Also, from: "Fundamentals of Spectrum Analysis"; Christoph Rauscher

Digital IF filters

Narrow bandwidths can best be implemented with the aid of digital signal processing. In contrast to analog filters, ideal Gaussian filters can be realized.

Much better selectivity (SF = 4.6) can be achieved using digital filters instead of analog filters at an acceptable circuit cost.

Analog filters consisting of five individual circuits, for instance, have a shape factor of about 10, whereas a digitally implemented ideal Gaussian filter exhibits a shape factor of 4.6.

Moreover, digital filters feature temperature stability, are free of aging effects and do not require adjustment. Therefore they feature a higher accuracy regarding bandwidth.

The transient response of digital filters is defined and known.
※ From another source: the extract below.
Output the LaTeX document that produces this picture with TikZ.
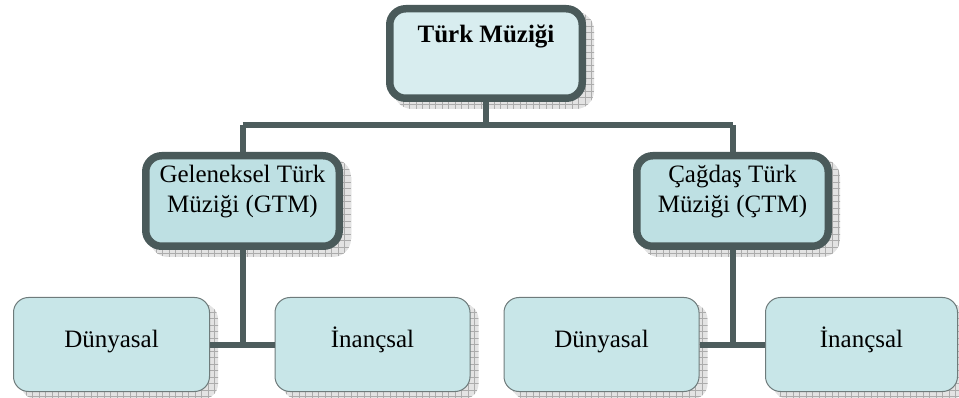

Using suitable correction factors, digital filters allow shorter sweep times than analog filters of the same bandwidth.

The IF signal after the IF amplifier must first be sampled by an A/D converter.

To comply with the sampling theorem, the bandwidth of the IF signal must be limited by analog prefilters prior to sampling.

This band limiting takes place before the IF amplifier so that intermodulation products can be avoided, as was the case for analog filters.

The bandwidth of the prefilter is variable, so depending on the set digital resolution bandwidth, a very small bandwidth can be selected.

The digital IF filter provides for limiting the noise bandwidth prior to envelope detection.